The deal broaches key issues around security, land rights, transitional justice, compensation, power-sharing, the return of people displaced by fighting, and the integration of rebel troops into Sudan’s national army.
UN Secretary-General Antonio Guterres called it a “historic achievement”. Hopes are high that Sudan’s civilian-led transitional government under Prime Minister Abdalla Hamdok is more committed to peace-making than al-Bashir’s government.
Ahmed Soliman, a researcher at the London-based think-tank Chatham House, said that by offering government jobs to rebel chiefs, the deal could “lay the foundations for democratic transition and economic reform” across the $177bn economy.
“But for many people in Sudan’s conflict-affected regions, the real dividends of peace means going beyond assigning posts to the armed movements and other elites and delivering tangible improvements to their security and livelihoods,” Soliman told Al Jazeera.
“This requires the forces of change to share responsibility for implementing peace above their own interests and will also necessitate a commitment to devolve genuine authority to communities and people at the local level.”
Two key rebel groups will not sign the Juba deal; a faction of the Sudan People’s Liberation Movement-North in the Nuba Mountains of South Kordofan led by Abdelaziz al-Hilu, and a wing of the Darfur-based Sudan Liberation Movement led by Paris-based Abdelwahid Nour.
“These are the only armed groups in Sudan with meaningful military capacity and who represent significant constituencies,” said Horner, who previously worked with the UN and the European Union.
Earlier this month, al-Hilu, who leads a large Christian community among a mostly non-Arab population, struck a separate deal with Hamdok in Ethiopia, agreeing to a truce until Sudan’s constitution is changed to separate religion and government.
Tom Catena, an American doctor who works in the remote, war-ravaged Nuba Mountains, told Al Jazeera that “everyone here is waiting to see the result of the direct negotiations between Khartoum” and al-Hilu’s negotiators.
For Eric Reeves, a professor at Smith College and a fellow of the Rift Valley Institute research group, the biggest threat for Sudan’s 47 million people may be power-struggles in Hamdok’s “nominally civilian government” in Khartoum.
Hamdok has been “undermined and side-stepped” by the transitional government’s military chiefs, including Mohamed Hamdan “Hemeti” Dagolo, whose Rapid Support Forces (RSF) have been accused of atrocities in Darfur and during last year’s revolution, said Reeves.
“The armed Arab groups – the RSF as well as many less organised militias – have seized lands, livestock, and goods and see these as payment for their military undertakings to the Khartoum regime,” Reeves told Al Jazeera.
“Until there is a restoration of lands and compensation for the victims of the [Darfur] genocide, it is difficult to see how Sudan can heal itself.

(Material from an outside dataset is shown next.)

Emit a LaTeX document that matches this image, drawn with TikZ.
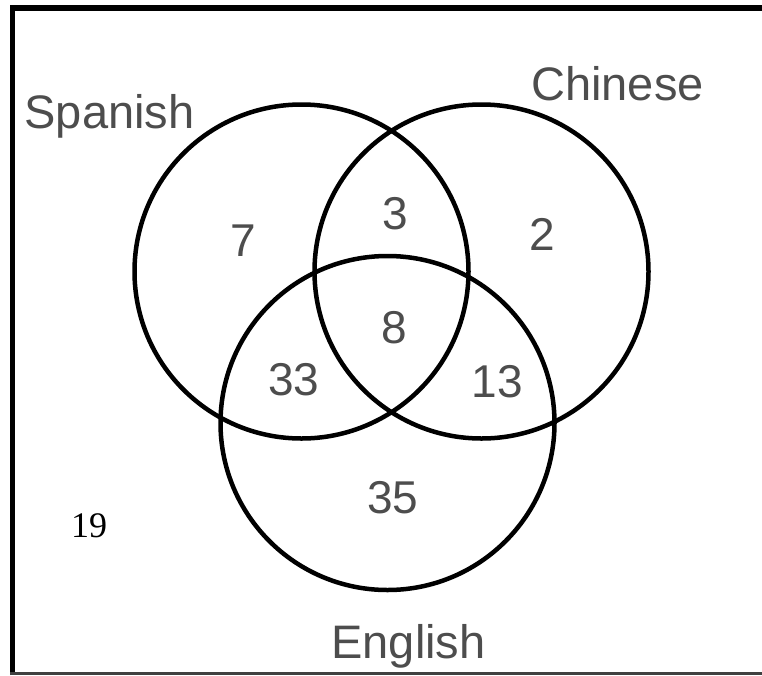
\documentclass[tikz,border=0pt]{standalone}
\usepackage{fontspec}
\setmainfont{Liberation Sans}
\newfontfamily\numserif{Liberation Serif}
\definecolor{txtgray}{HTML}{4D4D4D}
\begin{document}
\begin{tikzpicture}[x=1pt,y=-1pt,
  setcircle/.style={circle, draw=black, line width=4.5pt, minimum size=334pt, inner sep=0pt},
  lbl/.style={anchor=base, inner sep=0pt, text=txtgray, font=\fontsize{47}{50}\selectfont},
  numlbl/.style={anchor=base, inner sep=0pt, text=txtgray, font=\fontsize{46}{50}\selectfont},
  outside/.style={anchor=base, inner sep=0pt, text=black, font=\numserif\fontsize{36}{40}\selectfont}]
\useasboundingbox (0,0) rectangle (762,675);
% frame
\draw[line width=5.5pt, black] (12.5,675) -- (12.5,8) -- (762,8);
\draw[line width=3pt, black!75] (10,673.5) -- (762,673.5);
% circles
\node[setcircle] (spanish) at (301.5,271.5) {};
\node[setcircle] (chinese) at (481.5,271.5) {};
\node[setcircle] (english) at (387.5,423) {};
% set labels
\node[lbl] (lspanish) at (109.5,128) {Spanish};
\node[lbl] (lchinese) at (617.5,100) {Chinese};
\node[lbl] (lenglish) at (408.5,658) {English};
% region counts
\node[numlbl] (n7) at (243,256) {7};
\node[numlbl] (n3) at (395,229) {3};
\node[numlbl] (n2) at (542,250) {2};
\node[numlbl] (n8) at (394,343) {8};
\node[numlbl] (n33) at (294,395) {33};
\node[numlbl] (n13) at (497,397) {13};
\node[numlbl] (n35) at (393,513) {35};
\node[outside] (n19) at (89,537) {19};
\end{tikzpicture}
\end{document}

Here, Hemeti, part of the government, is largely to blame.”
Hamdok is also under pressure from the United States, which wants Sudan to follow the UAE and Bahrain in normalising ties with Israel, as Washington weighs removing Sudan from a list of sanctioned “terrorism-backing” states.
Jehanne Henry, East Africa director for Human Rights Watch, said the Juba deal has “good provisions on justice for serious crimes in Darfur” that should lead to prosecutions in domestic or international courts.
”The call for justice has underpinned this revolution,” Henry told Al Jazeera. “The transitional government should now prioritise turning these commitments into reality to make this transition stick.”